- WRITTEN EXERCISE
Only the lines from the first one through the line with "import numpy as np" should be printed, exactly as they appear.

- GIVEN MATERIAL
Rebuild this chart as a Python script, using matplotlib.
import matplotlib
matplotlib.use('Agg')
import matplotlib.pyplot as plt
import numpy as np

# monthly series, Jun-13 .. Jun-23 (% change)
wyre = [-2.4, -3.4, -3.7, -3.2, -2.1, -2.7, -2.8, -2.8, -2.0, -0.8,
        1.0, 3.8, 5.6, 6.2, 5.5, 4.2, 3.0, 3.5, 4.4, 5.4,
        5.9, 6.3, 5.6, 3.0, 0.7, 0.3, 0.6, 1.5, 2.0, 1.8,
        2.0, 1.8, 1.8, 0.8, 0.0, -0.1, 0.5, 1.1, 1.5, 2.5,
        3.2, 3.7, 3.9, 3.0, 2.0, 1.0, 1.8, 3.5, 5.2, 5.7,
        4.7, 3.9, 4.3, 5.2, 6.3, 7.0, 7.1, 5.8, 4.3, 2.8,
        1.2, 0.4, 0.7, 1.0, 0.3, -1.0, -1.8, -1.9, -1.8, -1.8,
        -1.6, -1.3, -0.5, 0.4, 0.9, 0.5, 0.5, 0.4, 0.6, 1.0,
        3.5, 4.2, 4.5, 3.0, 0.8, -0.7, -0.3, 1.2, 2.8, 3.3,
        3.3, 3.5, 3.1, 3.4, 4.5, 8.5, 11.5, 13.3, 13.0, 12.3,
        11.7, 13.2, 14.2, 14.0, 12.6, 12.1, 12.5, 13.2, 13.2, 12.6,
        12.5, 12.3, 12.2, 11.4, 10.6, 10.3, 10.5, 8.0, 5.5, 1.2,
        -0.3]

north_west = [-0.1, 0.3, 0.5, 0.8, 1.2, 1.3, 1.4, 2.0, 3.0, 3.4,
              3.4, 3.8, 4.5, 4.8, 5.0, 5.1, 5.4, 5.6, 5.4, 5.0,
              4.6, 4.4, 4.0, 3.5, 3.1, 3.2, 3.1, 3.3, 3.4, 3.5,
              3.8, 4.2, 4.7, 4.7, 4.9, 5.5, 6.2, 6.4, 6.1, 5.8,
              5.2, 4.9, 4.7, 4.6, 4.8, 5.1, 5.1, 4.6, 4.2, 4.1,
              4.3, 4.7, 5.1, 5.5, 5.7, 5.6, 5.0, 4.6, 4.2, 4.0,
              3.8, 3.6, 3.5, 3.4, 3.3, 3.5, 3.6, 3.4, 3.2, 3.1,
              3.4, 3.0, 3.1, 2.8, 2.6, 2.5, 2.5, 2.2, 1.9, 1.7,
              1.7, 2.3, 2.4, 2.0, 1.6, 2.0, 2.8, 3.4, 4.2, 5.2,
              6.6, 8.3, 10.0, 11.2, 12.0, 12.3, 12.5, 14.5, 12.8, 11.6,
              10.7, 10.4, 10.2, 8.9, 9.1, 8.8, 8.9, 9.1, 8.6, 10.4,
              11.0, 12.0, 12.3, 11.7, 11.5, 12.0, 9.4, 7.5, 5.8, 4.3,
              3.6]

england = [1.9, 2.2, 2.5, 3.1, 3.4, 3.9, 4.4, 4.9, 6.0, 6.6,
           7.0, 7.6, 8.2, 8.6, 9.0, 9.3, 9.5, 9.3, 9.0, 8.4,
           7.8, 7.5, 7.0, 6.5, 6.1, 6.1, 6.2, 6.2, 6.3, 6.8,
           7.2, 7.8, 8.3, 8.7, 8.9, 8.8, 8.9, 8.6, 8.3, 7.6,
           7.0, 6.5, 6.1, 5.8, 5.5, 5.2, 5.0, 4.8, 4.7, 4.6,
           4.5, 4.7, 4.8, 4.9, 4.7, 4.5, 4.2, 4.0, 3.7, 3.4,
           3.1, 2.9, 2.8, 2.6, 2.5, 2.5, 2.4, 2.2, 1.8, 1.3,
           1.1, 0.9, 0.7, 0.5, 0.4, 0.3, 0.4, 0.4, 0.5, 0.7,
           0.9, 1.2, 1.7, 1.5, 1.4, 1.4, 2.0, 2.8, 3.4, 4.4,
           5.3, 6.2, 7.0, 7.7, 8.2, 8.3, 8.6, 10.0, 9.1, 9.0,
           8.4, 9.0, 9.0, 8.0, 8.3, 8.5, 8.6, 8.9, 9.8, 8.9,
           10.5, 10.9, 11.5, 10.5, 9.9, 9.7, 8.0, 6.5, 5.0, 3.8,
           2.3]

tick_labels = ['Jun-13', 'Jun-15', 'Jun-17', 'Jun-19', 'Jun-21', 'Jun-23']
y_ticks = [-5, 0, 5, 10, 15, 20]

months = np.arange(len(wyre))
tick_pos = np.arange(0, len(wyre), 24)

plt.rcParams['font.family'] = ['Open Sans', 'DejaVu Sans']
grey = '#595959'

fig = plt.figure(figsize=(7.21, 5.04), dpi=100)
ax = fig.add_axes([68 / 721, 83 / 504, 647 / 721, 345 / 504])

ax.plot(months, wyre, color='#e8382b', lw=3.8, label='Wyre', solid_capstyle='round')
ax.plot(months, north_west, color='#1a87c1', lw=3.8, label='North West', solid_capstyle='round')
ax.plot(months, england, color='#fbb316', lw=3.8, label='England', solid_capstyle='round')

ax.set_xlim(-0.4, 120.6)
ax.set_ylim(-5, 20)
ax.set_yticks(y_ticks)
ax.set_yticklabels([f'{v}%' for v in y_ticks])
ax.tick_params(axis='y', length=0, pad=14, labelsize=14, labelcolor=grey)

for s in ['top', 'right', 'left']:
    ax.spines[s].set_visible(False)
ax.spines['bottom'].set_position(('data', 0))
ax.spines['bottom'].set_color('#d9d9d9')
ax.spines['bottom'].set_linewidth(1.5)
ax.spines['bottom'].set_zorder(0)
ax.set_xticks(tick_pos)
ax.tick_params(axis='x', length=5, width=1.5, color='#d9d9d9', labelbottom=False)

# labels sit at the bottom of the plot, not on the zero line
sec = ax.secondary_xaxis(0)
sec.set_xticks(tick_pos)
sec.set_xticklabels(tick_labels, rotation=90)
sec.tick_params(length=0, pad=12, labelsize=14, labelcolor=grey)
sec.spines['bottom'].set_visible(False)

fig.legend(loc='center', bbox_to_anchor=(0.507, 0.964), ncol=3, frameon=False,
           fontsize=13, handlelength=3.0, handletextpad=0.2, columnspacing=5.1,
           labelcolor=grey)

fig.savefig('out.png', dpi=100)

- TASK OUTPUT
Rebuild this chart as a Python script, using matplotlib.
import matplotlib
matplotlib.use('Agg')
import matplotlib.pyplot as plt
import numpy as np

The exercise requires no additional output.